Apple also claims that the glass on top of the display is sturdier than its previous iterations and has a new chemical coating which ensures enhanced scratch resistance. But the Cupertino giant hasn’t spoken a word about the make of the glass or its contents, so at this point, we don’t really have a chance of figuring out whether it is a Sapphire glass or a Corning Gorilla Glass.
Display, and 3D Touch: Not So Hot
The display on the iPhone 6S is a similar 4.7-inch display we witnessed on the previous iteration and yes, it is a retina display. As speculated, Apple really did incorporate its Force Touch into the new iPhones, but the implementation is a slightly different variation of the Force Touch and is now called as the 3D Touch (it reminds us of Lumia McLaren). So far, new 3D Touch display appears to pop up secondary menus and new options during the long press.
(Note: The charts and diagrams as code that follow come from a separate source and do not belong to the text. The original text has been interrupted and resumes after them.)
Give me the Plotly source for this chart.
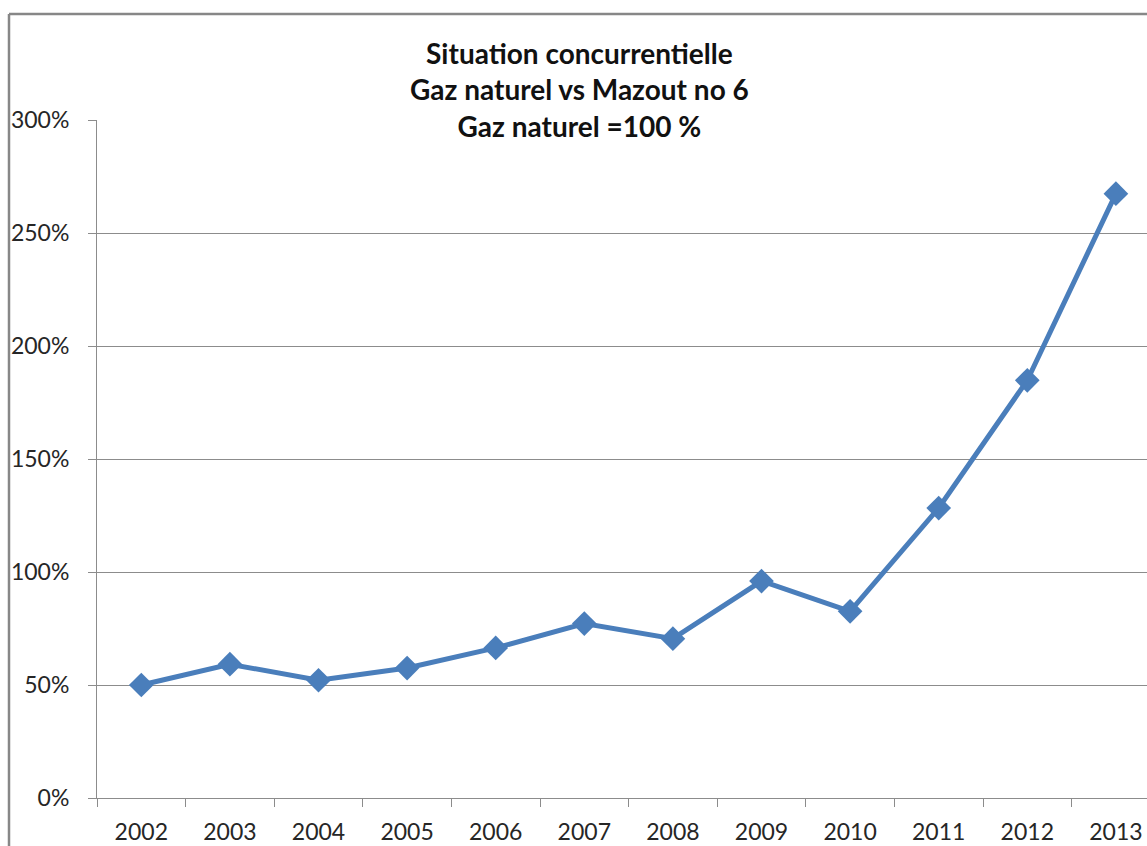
import plotly.graph_objects as go

years = ["2002", "2003", "2004", "2005", "2006", "2007", "2008", "2009", "2010", "2011", "2012", "2013"]
ratio = [0.50, 0.592, 0.521, 0.575, 0.664, 0.772, 0.705, 0.960, 0.826, 1.283, 1.848, 2.674]
y_ticks = [0, 0.5, 1.0, 1.5, 2.0, 2.5, 3.0]
y_tick_labels = ["0%", "50%", "100%", "150%", "200%", "250%", "300%"]
title_lines = ["Situation concurrentielle", "Gaz naturel vs Mazout no 6", "Gaz naturel =100 %"]

W, H = 1147, 846
L, T = 97, 120
B = H - 798
plot_w = W - L
plot_h = H - T - B

fig = go.Figure()
fig.add_trace(go.Scatter(
    x=years, y=ratio, mode="lines+markers",
    line=dict(color="#4A7EBB", width=5),
    marker=dict(symbol="diamond", size=19, color="#4A7EBB"),
    showlegend=False, cliponaxis=False,
))

grid = "#8C8C8C"
font = "Lato, 'Open Sans', sans-serif"
fig.update_layout(
    width=W, height=H,
    margin=dict(l=L, r=0, t=T, b=B, pad=0, autoexpand=False),
    paper_bgcolor="white", plot_bgcolor="white",
    font=dict(family=font, size=22, color="#262626"),
    xaxis=dict(
        type="category", range=[-0.5, -0.5 + (1147 - 97) / 88.6],
        tickson="boundaries", ticks="outside", ticklen=8, tickcolor=grid,
        showgrid=False, showline=True, linecolor=grid, linewidth=1,
        tickfont=dict(size=23), ticklabelstandoff=13, automargin=False,
    ),
    yaxis=dict(
        range=[0, 3.0], tickvals=y_ticks, ticktext=y_tick_labels,
        ticks="outside", ticklen=8, tickcolor=grid,
        showgrid=True, gridcolor=grid, gridwidth=1,
        showline=True, linecolor=grid, linewidth=1, zeroline=False,
        tickfont=dict(size=23), ticklabelstandoff=14, automargin=False,
    ),
)

fig.add_annotation(
    text="<br>".join("<b>%s</b>" % s for s in title_lines),
    xref="paper", yref="paper",
    x=(579 - L) / plot_w, y=(H - 34 - B) / plot_h,
    xanchor="center", yanchor="top", showarrow=False,
    font=dict(family=font, size=28, color="#111111"),
    align="center",
)

# chart frame (left and top border)
x0 = (9 - L) / plot_w
ytop = (H - 14 - B) / plot_h
fig.add_shape(type="line", xref="paper", yref="paper", x0=x0, x1=x0, y0=-1, y1=ytop,
              line=dict(color="#878787", width=2.5))
fig.add_shape(type="line", xref="paper", yref="paper", x0=x0, x1=1.05, y0=ytop, y1=ytop,
              line=dict(color="#878787", width=2.5))

fig.write_html(
    "out.html",
    config={"displayModeBar": False},
    post_script="document.body.style.margin='0';document.body.style.overflow='hidden';",
)
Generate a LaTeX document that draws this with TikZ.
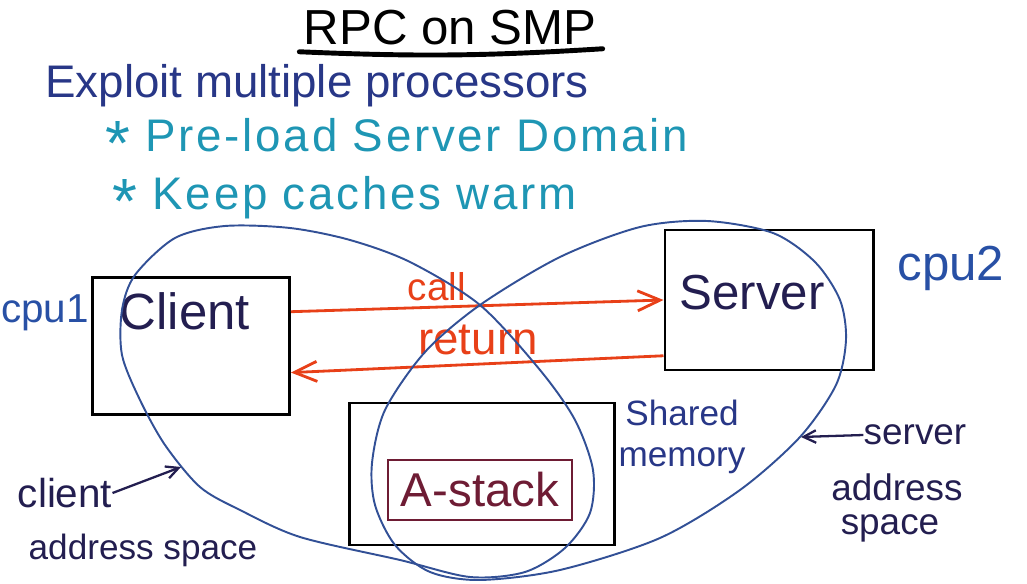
\documentclass[tikz,border=0pt]{standalone}
\usepackage{fontspec}
\setmainfont{Liberation Sans}
\usetikzlibrary{arrows.meta,calc,positioning}
\definecolor{inkblue}{RGB}{40,55,135}
\definecolor{inkteal}{RGB}{30,150,180}
\definecolor{inknavy}{RGB}{35,30,80}
\definecolor{inkred}{RGB}{232,64,24}
\definecolor{inkring}{RGB}{50,80,150}
\definecolor{inkcpu}{RGB}{40,80,165}
\definecolor{inkmaroon}{RGB}{110,28,52}
\newcommand{\starmark}{\raisebox{-0.3em}{\scalebox{1.4}{*}}}
\tikzset{msg/.style={-{Straight Barb[length=4.5mm,width=4mm]}, inkred, line width=1.6pt},
  ptr/.style={-{Straight Barb[length=2.5mm,width=2.5mm]}, inknavy, line width=1.3pt},
  box/.style={draw, line width=1.7pt, inner sep=0pt},
  ring/.style={inkring, line width=1.1pt},
  hand/.style={inner sep=0pt, font=\fontsize{#1}{#1}\selectfont},
  tip/.style={inner sep=0pt, inkteal, anchor=west, text height=0.72em, text depth=0.2em,
    font=\fontsize{26}{26}\selectfont\addfontfeature{LetterSpace=6}}}

\begin{document}
\begin{tikzpicture}[x=0.2mm, y=-0.2mm]
  \useasboundingbox (0,0) rectangle (1027,584);
  % heading and points
  \node[hand=28] (title) at (450,28) {RPC on SMP};
  \draw[line width=2.8pt, line cap=round] ($(title.south west)+(-4,6)$) to[bend right=3] ($(title.south east)+(6,3)$);
  \node[hand=26, inkblue, anchor=west] (goal) at (45,86) {Exploit multiple processors};
  \node[tip] (tipA) at (105,147) {\starmark\ Pre-load Server Domain};
  \node[tip] (tipB) at (112,205) {\starmark\ Keep caches warm};
  % boxes
  \node[box, minimum width=39.4mm, minimum height=27.4mm] (client) at (191,346) {};
  \node[box, minimum width=41.6mm, minimum height=28mm] (server) at (769,300) {};
  \node[box, minimum width=53mm, minimum height=28.4mm] (shm) at (482,474) {};
  \node[box, hand=27, draw=inkmaroon, text=inkmaroon, minimum width=36.8mm, minimum height=12mm] (astack) at (480,490) {A-stack};
  \node[hand=29, inknavy] (clientTxt) at (185,311) {Client};
  \node[hand=28, inknavy] (serverTxt) at (752,293) {Server};
  \node[hand=23, inkcpu] (cpuA) at (45,313) {cpu1};
  \node[hand=28, inkcpu] (cpuB) at (951,268) {cpu2};
  \node[inkblue, inner sep=0pt, align=center, font=\fontsize{20}{23}\selectfont] (shmTxt) at (682,437) {Shared\\memory};
  % call / return
  \draw[msg] ($(client.north east)!0.255!(client.south east)$) -- (server.west);
  \draw[msg] ($(server.north west)!0.89!(server.south west)$) -- ($(client.north east)!0.69!(client.south east)$);
  \node[hand=22, inkred] (callTxt) at (437,287) {call};
  \node[hand=26, inkred] (retTxt) at (478,340) {return};
  % address spaces
  \draw[ring] plot[smooth cycle] coordinates {(175,238) (225,226) (290,228) (350,240) (410,262) (480,305) (540,370) (575,420) (593,470) (590,513) (565,548) (525,572) (470,577) (400,560) (300,537) (240,510) (200,487) (165,445) (140,400) (122,355) (122,310) (135,275)};
  \draw[ring] plot[smooth cycle] coordinates {(640,227) (707,221) (773,233) (815,262) (840,300) (846,340) (836,385) (800,437) (740,490) (660,538) (560,570) (480,580) (430,572) (395,545) (375,505) (372,463) (385,410) (425,352) (480,305) (560,257)};
  \coordinate (srvEdge) at (801,437);
  \coordinate (cliEdge) at (181,467);
  \node[hand=21, inknavy] (srvLblA) at (915,435) {server};
  \node[hand=21, inknavy] (srvLblB) at (897,487) {address};
  \node[hand=21, inknavy] (srvLblC) at (890,528) {space};
  \node[hand=23, inknavy] (cliLblA) at (65,493) {client};
  \node[hand=20, inknavy] (cliLblB) at (143,550) {address space};
  \draw[ptr] (srvLblA.west) -- (srvEdge);
  \draw[ptr] (cliLblA.east) -- (cliEdge);
\end{tikzpicture}
\end{document}
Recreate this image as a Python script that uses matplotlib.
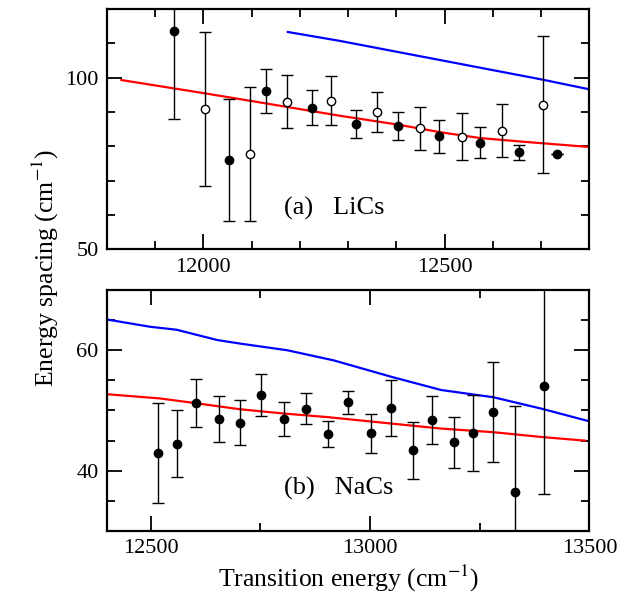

It is basically just the same stuff any capacitive display would do, except that Apple decided to slap on some pressure sensors, add the “3D Touch” moniker. We are not sure if this is the extent to its functionality or whether its full potential is yet to be unlocked.
But we were thoroughly impressed by the “Peeking in” functionality which brings out snippets of important information from emails and messages like the serial numbers and flight numbers. The convenience of being able to see them without field scanning through the entire text is amazing. It’s like Apple has reinvented the “hover over” functionality of the PC World into the mobile industry.
Don’t get us wrong, the whole ForceTouch conception was revolutionary when it was introduced in the MacBook and changed the way we perceived using the touchpad. But the capability of the same technology in a capacitive display doesn’t really seem to make a difference in terms of functionality.
We also find it weird that Apple chose to use Microsoft’s buzz words instead of its own, Apple generally creates buzz words that are not familiar with the public and that which the general masses can’t relate to. The “3D Touch” tag was already introduced long back by Microsoft for its Lumia McClaren and now it’s rumoured to arrived in the Lumia 950. It could be possible that Apple and Microsoft are teaming up on this one (although it’s highly unlikely).